MPs understand IT better than IT Professional understand politics

Bryan Glick has just written an excellent piece on why the tech community needs to be active in the politics of the issues that affect it.

I completely agree but first we need the Tech Community to understand more about politics. Too few of them understand corporate or trade association politics, let alone “professional” (and I do not just mean those of BCS or IET) politics.

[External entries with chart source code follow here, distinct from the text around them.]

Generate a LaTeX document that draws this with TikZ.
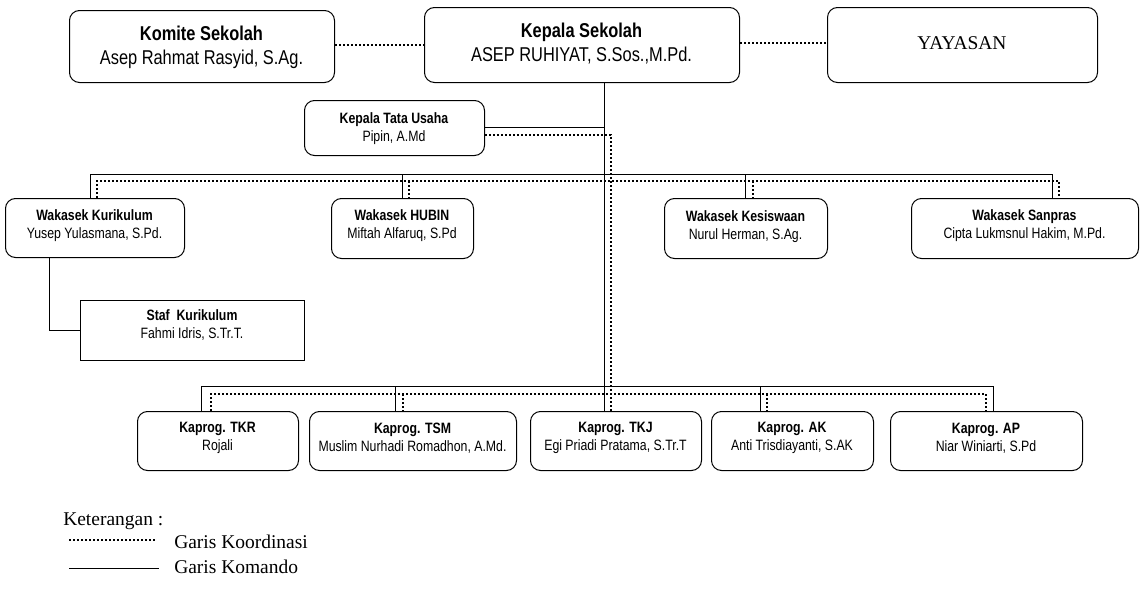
\documentclass[tikz,border=0pt]{standalone}
\usepackage{fontspec}
\setmainfont{Liberation Serif}
\newfontfamily\narrowsans[FakeStretch=0.82]{Liberation Sans}
\tikzset{
 rbox/.style={draw, line width=0.75pt, rounded corners=7.5pt, inner sep=0pt},
 sbox/.style={draw, line width=0.75pt, inner sep=0pt},
 bigtxt/.style={align=center, inner sep=0pt, font=\narrowsans\fontsize{15}{18}\selectfont},
 smtxt/.style={align=center, inner sep=0pt, font=\narrowsans\fontsize{11.25}{13.5}\selectfont},
 serif/.style={align=center, inner sep=0pt, font=\fontsize{14.6}{18.5}\selectfont},
 cmd/.style={line width=0.75pt},
 coord/.style={line width=1.5pt, dash pattern=on 1.5pt off 1.5pt},
}
% name, x1, y1, x2, y2, box style, text style, text centre y, text
\newcommand\orgbox[9]{%
 \node[#6, minimum width={(#4-#2)*0.75pt}, minimum height={(#5-#3)*0.75pt}] (#1) at ({(#2+#4)/2+0.5},{(#3+#5)/2+0.5}) {};
 \node[#7] (#1-t) at ({(#2+#4)/2},#8) {#9};
}
\begin{document}
\begin{tikzpicture}[x=0.75pt,y=-0.75pt]
\useasboundingbox (0,0) rectangle (1143,589);
% top row
\orgbox{komite}{69}{10}{334}{82}{rbox}{bigtxt}{47}{\textbf{Komite Sekolah}\\Asep Rahmat Rasyid, S.Ag.}
\orgbox{kepala}{424}{7}{739}{82}{rbox}{bigtxt}{44}{\textbf{Kepala Sekolah}\\ASEP RUHIYAT, S.Sos.,M.Pd.}
\orgbox{yayasan}{827}{7}{1097}{82}{rbox}{serif}{43}{YAYASAN}
% tata usaha
\orgbox{ktu}{304}{100}{484}{155}{rbox}{smtxt}{129}{\textbf{Kepala Tata Usaha}\\Pipin, A.Md}
% wakasek
\orgbox{kurikulum}{5}{198}{184}{257}{rbox}{smtxt}{226}{\textbf{Wakasek Kurikulum}\\Yusep Yulasmana, S.Pd.}
\orgbox{hubin}{331}{198}{473}{258}{rbox}{smtxt}{226}{\textbf{Wakasek HUBIN}\\Miftah Alfaruq, S.Pd}
\orgbox{kesiswaan}{664}{198}{827}{258}{rbox}{smtxt}{227}{\textbf{Wakasek Kesiswaan}\\Nurul Herman, S.Ag.}
\orgbox{sanpras}{911}{198}{1138}{258}{rbox}{smtxt}{226}{\textbf{Wakasek Sanpras}\\Cipta Lukmsnul Hakim, M.Pd.}
% staf
\orgbox{staf}{80}{300}{304}{360}{sbox}{smtxt}{325}{\textbf{Staf\ \ Kurikulum}\\Fahmi Idris, S.Tr.T.}
% kaprog
\orgbox{tkr}{137}{411}{298}{470}{rbox}{smtxt}{438}{\textbf{Kaprog. TKR}\\Rojali}
\orgbox{tsm}{309}{411}{516}{470}{rbox}{smtxt}{438}{\textbf{Kaprog. TSM}\\Muslim Nurhadi Romadhon, A.Md.}
\orgbox{tkj}{530}{411}{701}{470}{rbox}{smtxt}{438}{\textbf{Kaprog. TKJ}\\Egi Priadi Pratama, S.Tr.T}
\orgbox{ak}{711}{411}{873}{470}{rbox}{smtxt}{438}{\textbf{Kaprog. AK}\\Anti Trisdiayanti, S.AK}
\orgbox{ap}{890}{411}{1082}{470}{rbox}{smtxt}{438}{\textbf{Kaprog. AP}\\Niar Winiarti, S.Pd}
% junction coordinates
\coordinate (mx) at (604.5,0);
\coordinate (dx) at (611,0);
\coordinate (ky) at (0,127.5);
\coordinate (dy) at (0,135);
\coordinate (ty1) at (0,45);
\coordinate (ty2) at (0,43);
\coordinate (w1) at (90.5,174.5);  \coordinate (w2) at (402.5,174.5);
\coordinate (w3) at (745.5,174.5); \coordinate (w4) at (1052.5,174.5);
\coordinate (v1) at (97,181);  \coordinate (v2) at (409,181);
\coordinate (v3) at (753,181); \coordinate (v4) at (1059,181);
\coordinate (k1) at (201.5,386.5); \coordinate (k2) at (395.5,386.5);
\coordinate (k4) at (760.5,386.5); \coordinate (k5) at (993.5,386.5);
\coordinate (j1) at (211,394); \coordinate (j2) at (403,394);
\coordinate (j4) at (767,394); \coordinate (j5) at (986,394);
\coordinate (sx) at (49.5,0);
% coordination lines (top)
\draw[coord] (komite.east |- ty1) -- (kepala.west |- ty1);
\draw[coord] (kepala.east |- ty2) -- (yayasan.west |- ty2);
% command lines
\draw[cmd] (kepala.south -| mx) -- (tkj.north -| mx);
\draw[cmd] (ktu.east |- ky) -- (mx |- ky);
\draw[cmd] (w1 |- kurikulum.north) -- (w1) -- (w4) -- (w4 |- sanpras.north);
\draw[cmd] (w2) -- (w2 |- hubin.north);
\draw[cmd] (w3) -- (w3 |- kesiswaan.north);
\draw[cmd] (k1 |- tkr.north) -- (k1) -- (k5) -- (k5 |- ap.north);
\draw[cmd] (k2) -- (k2 |- tsm.north);
\draw[cmd] (k4) -- (k4 |- ak.north);
\draw[cmd] (kurikulum.south -| sx) |- (staf.west);
% coordination lines
\draw[coord] (ktu.east |- dy) -| (tkj.north -| dx);
\draw[coord] (v1 |- kurikulum.north) -- (v1) -- (v4) -- (v4 |- sanpras.north);
\draw[coord] (v2) -- (v2 |- hubin.north);
\draw[coord] (v3) -- (v3 |- kesiswaan.north);
\draw[coord] (j1 |- tkr.north) -- (j1) -- (j5) -- (j5 |- ap.north);
\draw[coord] (j2) -- (j2 |- tsm.north);
\draw[coord] (j4) -- (j4 |- ak.north);
% legend
\node[serif, anchor=base west] (ket) at (63,525) {Keterangan :};
\coordinate (l1a) at (69,540); \coordinate (l1b) at (155,540);
\coordinate (l2a) at (69,568.5); \coordinate (l2b) at (159,568.5);
\draw[coord] (l1a) -- (l1b);
\draw[cmd] (l2a) -- (l2b);
\node[serif, anchor=base west] (gko) at (174,548) {Garis Koordinasi};
\node[serif, anchor=base west] (gkm) at (174,573) {Garis Komando};
\end{tikzpicture}
\end{document}
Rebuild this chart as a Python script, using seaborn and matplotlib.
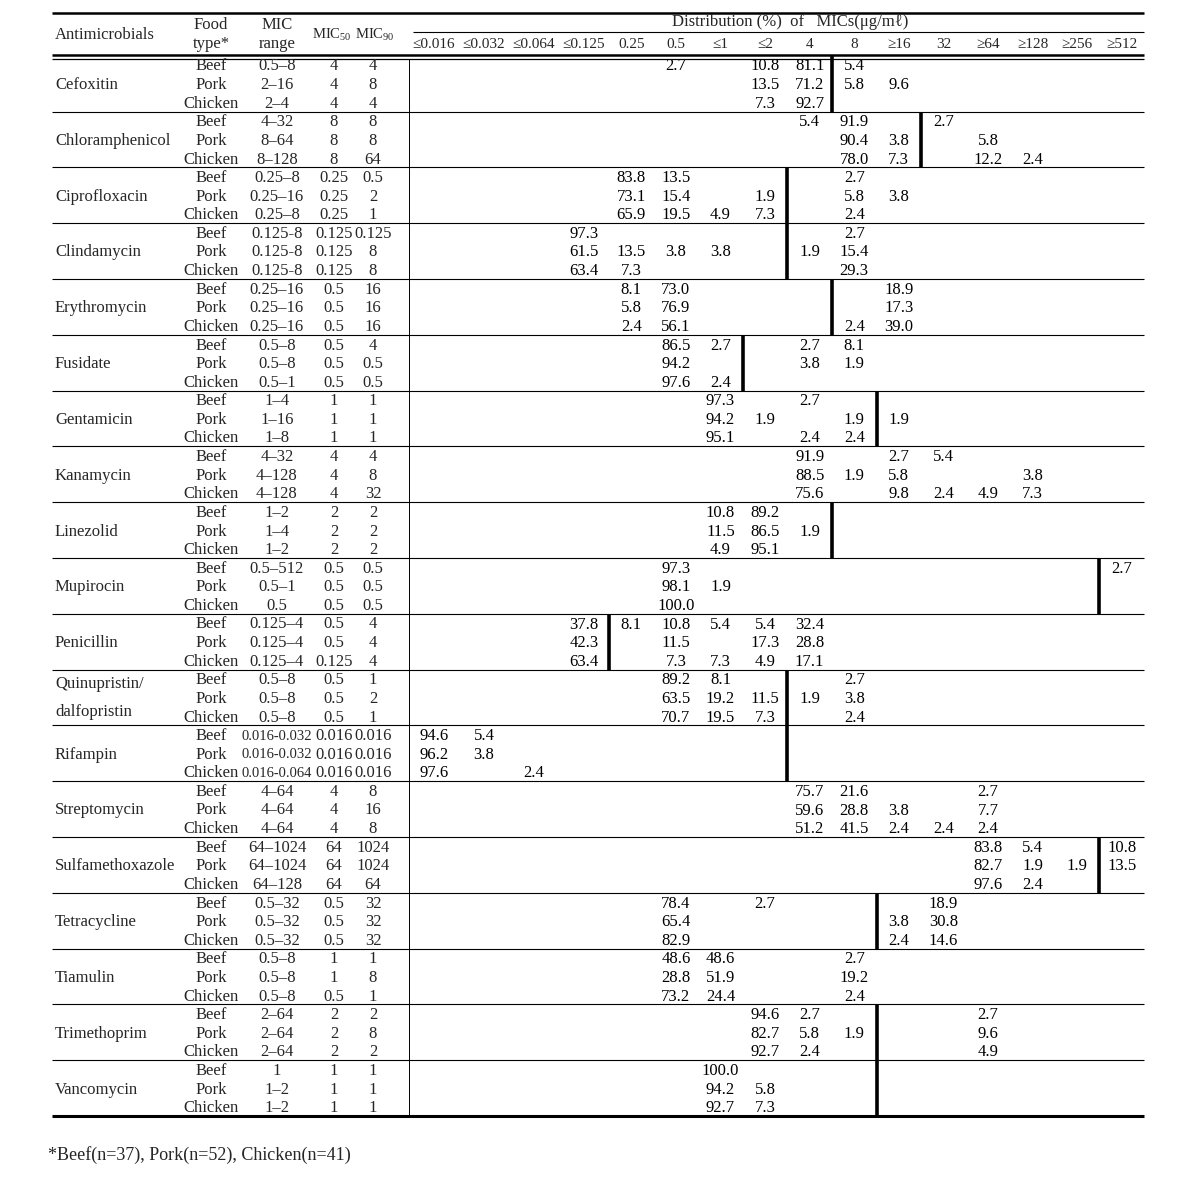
import numpy as np
import pandas as pd
import seaborn as sns
import matplotlib.pyplot as plt
from matplotlib.colors import ListedColormap

# table content
antimicrobials = ['Cefoxitin', 'Chloramphenicol', 'Ciprofloxacin', 'Clindamycin', 'Erythromycin',
                  'Fusidate', 'Gentamicin', 'Kanamycin', 'Linezolid', 'Mupirocin', 'Penicillin',
                  'Quinupristin/\ndalfopristin', 'Rifampin', 'Streptomycin', 'Sulfamethoxazole',
                  'Tetracycline', 'Tiamulin', 'Trimethoprim', 'Vancomycin']
food_types = ['Beef', 'Pork', 'Chicken']
mic_cols = ['≤0.016', '≤0.032', '≤0.064', '≤0.125', '0.25', '0.5', '≤1', '≤2',
            '4', '8', '≥16', '32', '≥64', '≥128', '≥256', '≥512']

mic_range = [['0.5–8', '2–16', '2–4'], ['4–32', '8–64', '8–128'], ['0.25–8', '0.25–16', '0.25–8'],
             ['0.125-8', '0.125-8', '0.125-8'], ['0.25–16', '0.25–16', '0.25–16'],
             ['0.5–8', '0.5–8', '0.5–1'], ['1–4', '1–16', '1–8'], ['4–32', '4–128', '4–128'],
             ['1–2', '1–4', '1–2'], ['0.5–512', '0.5–1', '0.5'], ['0.125–4', '0.125–4', '0.125–4'],
             ['0.5–8', '0.5–8', '0.5–8'], ['0.016-0.032', '0.016-0.032', '0.016-0.064'],
             ['4–64', '4–64', '4–64'], ['64–1024', '64–1024', '64–128'], ['0.5–32', '0.5–32', '0.5–32'],
             ['0.5–8', '0.5–8', '0.5–8'], ['2–64', '2–64', '2–64'], ['1', '1–2', '1–2']]
mic50 = [['4', '4', '4'], ['8', '8', '8'], ['0.25', '0.25', '0.25'], ['0.125', '0.125', '0.125'],
         ['0.5', '0.5', '0.5'], ['0.5', '0.5', '0.5'], ['1', '1', '1'], ['4', '4', '4'],
         ['2', '2', '2'], ['0.5', '0.5', '0.5'], ['0.5', '0.5', '0.125'], ['0.5', '0.5', '0.5'],
         ['0.016', '0.016', '0.016'], ['4', '4', '4'], ['64', '64', '64'], ['0.5', '0.5', '0.5'],
         ['1', '1', '0.5'], ['2', '2', '2'], ['1', '1', '1']]
mic90 = [['4', '8', '4'], ['8', '8', '64'], ['0.5', '2', '1'], ['0.125', '8', '8'],
         ['16', '16', '16'], ['4', '0.5', '0.5'], ['1', '1', '1'], ['4', '8', '32'],
         ['2', '2', '2'], ['0.5', '0.5', '0.5'], ['4', '4', '4'], ['1', '2', '1'],
         ['0.016', '0.016', '0.016'], ['8', '16', '8'], ['1024', '1024', '64'], ['32', '32', '32'],
         ['1', '8', '1'], ['2', '8', '2'], ['1', '1', '1']]

# distribution (%) per food type: Beef, Pork, Chicken
dist_cefoxitin = [{'0.5': 2.7, '≤2': 10.8, '4': 81.1, '8': 5.4},
                  {'≤2': 13.5, '4': 71.2, '8': 5.8, '≥16': 9.6},
                  {'≤2': 7.3, '4': 92.7}]
dist_chloramphenicol = [{'4': 5.4, '8': 91.9, '32': 2.7},
                        {'8': 90.4, '≥16': 3.8, '≥64': 5.8},
                        {'8': 78.0, '≥16': 7.3, '≥64': 12.2, '≥128': 2.4}]
dist_ciprofloxacin = [{'0.25': 83.8, '0.5': 13.5, '8': 2.7},
                      {'0.25': 73.1, '0.5': 15.4, '≤2': 1.9, '8': 5.8, '≥16': 3.8},
                      {'0.25': 65.9, '0.5': 19.5, '≤1': 4.9, '≤2': 7.3, '8': 2.4}]
dist_clindamycin = [{'≤0.125': 97.3, '8': 2.7},
                    {'≤0.125': 61.5, '0.25': 13.5, '0.5': 3.8, '≤1': 3.8, '4': 1.9, '8': 15.4},
                    {'≤0.125': 63.4, '0.25': 7.3, '8': 29.3}]
dist_erythromycin = [{'0.25': 8.1, '0.5': 73.0, '≥16': 18.9},
                     {'0.25': 5.8, '0.5': 76.9, '≥16': 17.3},
                     {'0.25': 2.4, '0.5': 56.1, '8': 2.4, '≥16': 39.0}]
dist_fusidate = [{'0.5': 86.5, '≤1': 2.7, '4': 2.7, '8': 8.1},
                 {'0.5': 94.2, '4': 3.8, '8': 1.9},
                 {'0.5': 97.6, '≤1': 2.4}]
dist_gentamicin = [{'≤1': 97.3, '4': 2.7},
                   {'≤1': 94.2, '≤2': 1.9, '8': 1.9, '≥16': 1.9},
                   {'≤1': 95.1, '4': 2.4, '8': 2.4}]
dist_kanamycin = [{'4': 91.9, '≥16': 2.7, '32': 5.4},
                  {'4': 88.5, '8': 1.9, '≥16': 5.8, '≥128': 3.8},
                  {'4': 75.6, '≥16': 9.8, '32': 2.4, '≥64': 4.9, '≥128': 7.3}]
dist_linezolid = [{'≤1': 10.8, '≤2': 89.2},
                  {'≤1': 11.5, '≤2': 86.5, '4': 1.9},
                  {'≤1': 4.9, '≤2': 95.1}]
dist_mupirocin = [{'0.5': 97.3, '≥512': 2.7},
                  {'0.5': 98.1, '≤1': 1.9},
                  {'0.5': 100.0}]
dist_penicillin = [{'≤0.125': 37.8, '0.25': 8.1, '0.5': 10.8, '≤1': 5.4, '≤2': 5.4, '4': 32.4},
                   {'≤0.125': 42.3, '0.5': 11.5, '≤2': 17.3, '4': 28.8},
                   {'≤0.125': 63.4, '0.5': 7.3, '≤1': 7.3, '≤2': 4.9, '4': 17.1}]
dist_quinupristin = [{'0.5': 89.2, '≤1': 8.1, '8': 2.7},
                     {'0.5': 63.5, '≤1': 19.2, '≤2': 11.5, '4': 1.9, '8': 3.8},
                     {'0.5': 70.7, '≤1': 19.5, '≤2': 7.3, '8': 2.4}]
dist_rifampin = [{'≤0.016': 94.6, '≤0.032': 5.4},
                 {'≤0.016': 96.2, '≤0.032': 3.8},
                 {'≤0.016': 97.6, '≤0.064': 2.4}]
dist_streptomycin = [{'4': 75.7, '8': 21.6, '≥64': 2.7},
                     {'4': 59.6, '8': 28.8, '≥16': 3.8, '≥64': 7.7},
                     {'4': 51.2, '8': 41.5, '≥16': 2.4, '32': 2.4, '≥64': 2.4}]
dist_sulfamethoxazole = [{'≥64': 83.8, '≥128': 5.4, '≥512': 10.8},
                         {'≥64': 82.7, '≥128': 1.9, '≥256': 1.9, '≥512': 13.5},
                         {'≥64': 97.6, '≥128': 2.4}]
dist_tetracycline = [{'0.5': 78.4, '≤2': 2.7, '32': 18.9},
                     {'0.5': 65.4, '≥16': 3.8, '32': 30.8},
                     {'0.5': 82.9, '≥16': 2.4, '32': 14.6}]
dist_tiamulin = [{'0.5': 48.6, '≤1': 48.6, '8': 2.7},
                 {'0.5': 28.8, '≤1': 51.9, '8': 19.2},
                 {'0.5': 73.2, '≤1': 24.4, '8': 2.4}]
dist_trimethoprim = [{'≤2': 94.6, '4': 2.7, '≥64': 2.7},
                     {'≤2': 82.7, '4': 5.8, '8': 1.9, '≥64': 9.6},
                     {'≤2': 92.7, '4': 2.4, '≥64': 4.9}]
dist_vancomycin = [{'≤1': 100.0},
                   {'≤1': 94.2, '≤2': 5.8},
                   {'≤1': 92.7, '≤2': 7.3}]

# breakpoint: thick line drawn before this MIC column (None = no line)
resistant_from = ['8', '32', '4', '4', '8', '≤2', '≥16', None, '8', '≥512', '0.25',
                  '4', '4', None, '≥512', '≥16', None, '≥16', '≥16']

footnote = '*Beef(n=37), Pork(n=52), Chicken(n=41)'

dists = [dist_cefoxitin, dist_chloramphenicol, dist_ciprofloxacin, dist_clindamycin,
         dist_erythromycin, dist_fusidate, dist_gentamicin, dist_kanamycin, dist_linezolid,
         dist_mupirocin, dist_penicillin, dist_quinupristin, dist_rifampin, dist_streptomycin,
         dist_sulfamethoxazole, dist_tetracycline, dist_tiamulin, dist_trimethoprim, dist_vancomycin]

# long table -> grid of rows (drug x food) by MIC column
records = []
row_keys = []
for drug, rows in zip(antimicrobials, dists):
    for food, row in zip(food_types, rows):
        key = drug + '|' + food
        row_keys.append(key)
        for col, val in row.items():
            records.append({'row': key, 'mic': col, 'pct': val})
df = pd.DataFrame(records)
grid = df.pivot(index='row', columns='mic', values='pct').reindex(index=row_keys, columns=mic_cols)

# style
sns.set_theme(style='white')
serif = ['Liberation Serif', 'DejaVu Serif']
plt.rcParams['font.family'] = serif
plt.rcParams['mathtext.fontset'] = 'custom'
plt.rcParams['mathtext.rm'] = 'Liberation Serif'
fs = 12

W, H = 1184, 1189
fig = plt.figure(figsize=(W / 100, H / 100), dpi=100)


def fig_rect(x0, y0, x1, y1):
    return [x0 / W, 1 - y1 / H, (x1 - x0) / W, (y1 - y0) / H]


row_y0, row_h = 65, 18.6
dy = 1.5  # text sits a bit high with va='center'
n_rows = len(row_keys)
top = row_y0 - row_h / 2
bottom = top + n_rows * row_h
x_left, x_split, x_dist, x_right = 52, 409, 609, 1144

white = ListedColormap(['white'])
kws = dict(cmap=white, annot=True, fmt='.1f', cbar=False, xticklabels=False,
           yticklabels=False, annot_kws={'fontsize': fs, 'color': 'black', 'family': serif})

ax_lo = fig.add_axes(fig_rect(x_split, top + dy, x_dist, bottom + dy))
sns.heatmap(grid.iloc[:, :4], ax=ax_lo, **kws)
ax_hi = fig.add_axes(fig_rect(x_dist, top + dy, x_right, bottom + dy))
sns.heatmap(grid.iloc[:, 4:], ax=ax_hi, **kws)
for a in (ax_lo, ax_hi):
    a.set_xlabel('')
    a.set_ylabel('')

# overlay for text columns and rules
bg = fig.add_axes([0, 0, 1, 1])
bg.set_xlim(0, W)
bg.set_ylim(H, 0)
bg.axis('off')
bg.set_zorder(10)

col_w_lo = (x_dist - x_split) / 4
col_w_hi = (x_right - x_dist) / 12

# breakpoint lines
for g, col in enumerate(resistant_from):
    if col is None:
        continue
    k = mic_cols.index(col) - 4
    xb = x_dist + k * col_w_hi
    y0 = top + 3 * g * row_h
    bg.vlines(xb, y0, y0 + 3 * row_h, color='black', lw=2.6)

# header
bg.hlines(13, x_left, x_right, color='black', lw=1.8)
bg.text(790, 22, 'Distribution (%)  of   MICs(μg/mℓ)', ha='center', va='center', fontsize=fs)
bg.hlines(32, 413, x_right, color='black', lw=0.8)
bg.text(55, 35, 'Antimicrobials', ha='left', va='center', fontsize=fs)
bg.text(211, 25, 'Food', ha='center', va='center', fontsize=fs)
bg.text(211, 44, 'type*', ha='center', va='center', fontsize=fs)
bg.text(277, 25, 'MIC', ha='center', va='center', fontsize=fs)
bg.text(277, 44, 'range', ha='center', va='center', fontsize=fs)
bg.text(332, 35, r'MIC$_{\mathrm{50}}$', ha='center', va='center', fontsize=10.5)
bg.text(375, 35, r'MIC$_{\mathrm{90}}$', ha='center', va='center', fontsize=10.5)
for i, lab in enumerate(mic_cols):
    cx = x_split + (i + 0.5) * col_w_lo if i < 4 else x_dist + (i - 4 + 0.5) * col_w_hi
    bg.text(cx, 45, lab, ha='center', va='center', fontsize=11)
bg.hlines(54.5, x_left, x_right, color='black', lw=1.8)
bg.hlines(58.7, x_left, x_right, color='black', lw=0.9)

# left columns
for g, drug in enumerate(antimicrobials):
    mid = row_y0 + (3 * g + 1) * row_h + dy
    if '\n' in drug:
        a, b = drug.split('\n')
        bg.text(55, mid - 15, a, ha='left', va='center', fontsize=fs)
        bg.text(55, mid + 13, b, ha='left', va='center', fontsize=fs)
    else:
        bg.text(55, mid, drug, ha='left', va='center', fontsize=fs)
    for j, food in enumerate(food_types):
        y = row_y0 + (3 * g + j) * row_h + dy
        bg.text(211, y, food, ha='center', va='center', fontsize=fs)
        rng = mic_range[g][j]
        bg.text(277, y, rng, ha='center', va='center', fontsize=fs if len(rng) < 9 else 10.5)
        bg.text(334, y, mic50[g][j], ha='center', va='center', fontsize=fs)
        bg.text(373, y, mic90[g][j], ha='center', va='center', fontsize=fs)
    if g > 0:
        bg.hlines(row_y0 + (3 * g - 0.5) * row_h, x_left, x_right, color='black', lw=0.8)

bg.vlines(x_split, 58.7, bottom, color='black', lw=0.7)
bg.hlines(bottom, x_left, x_right, color='black', lw=2.2)

bg.text(48, 1155, footnote, ha='left', va='center', fontsize=fs + 1)

fig.savefig('out.png', dpi=100)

The problem is compounded by lobbyists who tell politicians that things are impossible when what they really mean is that they do not fit their clients current business models. An example is those who have attempted to rubbish the mix of anonymised age checking and selective blocking which enables cost-effective on-line child and consumer protection. They have also resisted the automated collation of abuse reports allied to processes to track and trace abusers, including across borders. The success of such processes correlates closely with the effort put in, It can be close to 100% in the case of Hollywood films pirated before release – because the studio lawyers have budgets (for legal advice and technical “investigation”) to match those of Google or Microsoft, and “outgun” most Telcos, ISPs or the Domain Name “industry”.

I have now been engaged in trying to help MPs understand IT and IT professionals (users not just suppliers) to understand politics for 40 years.

My problem can be summarised quite succinctly.

MPs have long understood Computers, IT and Digital better than IT professionals or the new Digerati understand politics.

But BOTH “sides” think it is the other way round.

That was why PITCOM was created (in 1981), with the support of the National Computing Centre (which then had over 2,000 USER members) and Computer Weekly (which was then almost entirely funded by Job Adverts). Both were more interested in the use of IT to meet customer and public needs than in the sales pitches of the suppliers and gurus of the day.

So what has changed?

The NCC and the User Groups of the 1970s and 1980s are no more. And Computer Weekly no longer depends on Job Ads. But more MPs than ever before have had a professional background in IT. More-over almost all are now sophisticated personal users of IT, including to filter enormous volumes of constituency and lobbying e-mails into those that matter. Their use of techniques like Twitter or Facebook is limited mainly by their uncertainty as to whether those whom they wish to communicate are using them. The success of UKIP, Brexit and Trump indicates they are correct to be cautious. Few of those who e-mail MPs ever read their tweets. Some MPs think that is because the most vociferous (the digital equivalent of the old “green ink” letter writers) live in not spots where they can barely browse the Internet at all, let alone make effective use of social media.

All that said – one of the most popular events of the EURIM (now DPA) calender used to be an annual reception with the  Computer Weekly 500 Club, when MPs could hear the views of those responsible for making the technology work.

Taking a look at the topics currently before Parliament. There is much more that needs to be said about privacy and surveillance. But not by the “usual suspects”. MPs are only too well aware that most of their voters are far more concerned over the threats from the insecure adware that clogs response times over their PCs as it monitors their every internet look-up, let alone transaction, and tracks their smart phone  where-ever it (albeit not necessarily the owner) goes,  than they are about “threats” from GCHQ or law enforcement.

Meanwhile the rush (? rash) of new UK data centres is in part because major e-commerce and cloud operators know that the consequent consumer backlash means that the days of seamless global clouds are as numbered as the days of offshore call centres in locations that cannot, or will not, survive the implementation of the GDPR.

This morning I received a note on the plans for the PICTFOR programme for the year ahead and was most interested to note how closely it resembles the current Digital Policy Alliance work groups. I hope that before the 2017 is out the two will be working together as closely as PITCOM and EURIM once did.

I would personally like to see that include the exercise to turn Brexit into Flexit, i.e. have cake and eat it.

I will blog on this separately when I can make time but it entails deciding which bits of the Single Market (including in skills) we wish to help the EU to progress, (perhaps paying a reasonable contribution accordingly), and which nationalist derogations and obfuscations we need like a hole in the head. I would remind readers that under “the Digital Single Market we have not yet got” it is easier to route many on-line transactions via the US (or increasingly via China), not just via the local operations of US players.